The Lady Compact Mirror with a 5.59-carat diamond cushion puts Jade Ruzzo's Lady collection in 18-karat yellow gold at a glance. Gemstone combs, hair pins and a compact mirror necklace recast the private rituals of the dressing table as heirlooms for a modern morning routine. The old vanity forms stay intact, while the surfaces, stones and scale make them read as jewelry first.

A vanity language with real history

By the 1800s, vanity sets with mirrors, combs and brushes had become part of the bourgeois dressing table. Decorative compacts later moved into fashion's center, especially from the early 1900s through the 1960s, when they became small, elegant companions rather than purely utilitarian cases.

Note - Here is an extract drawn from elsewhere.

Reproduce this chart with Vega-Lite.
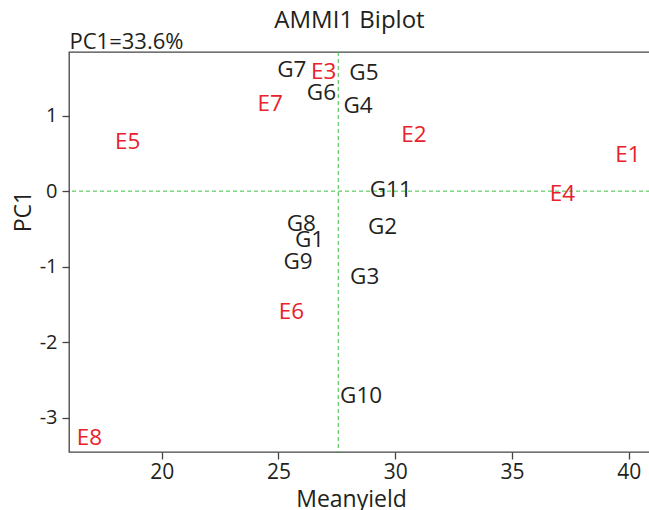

The Victorian note is in the intimacy of the objects, while the Art Deco echo lives in their compact geometry and emphasis on ornament as structure. A comb cast in gold and set with tourmaline becomes a sculptural device that remembers the dresser top even when it is worn away from it.

The materials do the talking

The Lady pieces are handmade in New York City and cast in 18-karat yellow gold. One compact mirror is rendered in satin-finish 18-karat yellow gold, a treatment that softens the surface and keeps the object from feeling overbuilt. Ruzzo's broader line is rooted in heirloom-style 18-karat gold jewelry with gemstones, diamonds and pearls.

Ruzzo describes the Lady collection as inspired by self-love, divine femininity and "the raw power of truly adoring who you are."

The compact mirror becomes the centerpiece

Priced at $51,200, the Lady Compact Mirror is the collection's most emphatic statement. The diamond is not a shy accent stone here; it turns the compact into a jewel with a reflective function attached.

A second Lady Compact Mirror carries a 20.02-carat blue-green tourmaline cabochon, which changes the mood from brilliant to moody. The cabochon cut gives the stone a rounded, almost liquid presence, and the blue-green color pulls the piece toward the cooler side of old-world glamour. In both versions, the mirror format keeps the collection anchored in dressing-table ritual, and the objects can be worn as well as used.

Combs and hair pins with real presence

The Lady Comb Necklace, set with a 4.56-carat emerald sugarloaf and priced at $19,400, translates the motif into everyday wear. By moving the comb to the neckline, Ruzzo makes the symbol legible without asking the wearer to commit to full theatricality. The sugarloaf cut gives the emerald a rounded, softened dome, which suits the collection's preference for femininity that feels cultivated rather than sharp-edged.

The Lady Comb, with an 11.68-carat green tourmaline cabochon cushion and a price of $30,600, is more assertive. Its scale and gem weight push it back toward the dressing table, where a comb once signaled care, status and polish as much as function. The Lady Hair Pin, set with 12.43 tcw green tourmaline and priced at $32,400, takes an object usually made to disappear into the hair and turns it into a visible adornment with enough gemstone presence to claim attention.

A family story behind the polish

Ruzzo launched her eponymous collection in 2022 after about a decade in fashion and personal styling, and that background shows in the way she edits proportion and presentation. She studied at FIT, then moved through fashion before building a jewelry line that is as much about point of view as product. The brand began as an homage to her late father, Vic, who died in 2015, and later work has also been tied to her daughter Gloria, giving the collection an intergenerational frame that suits the heirloom language she uses.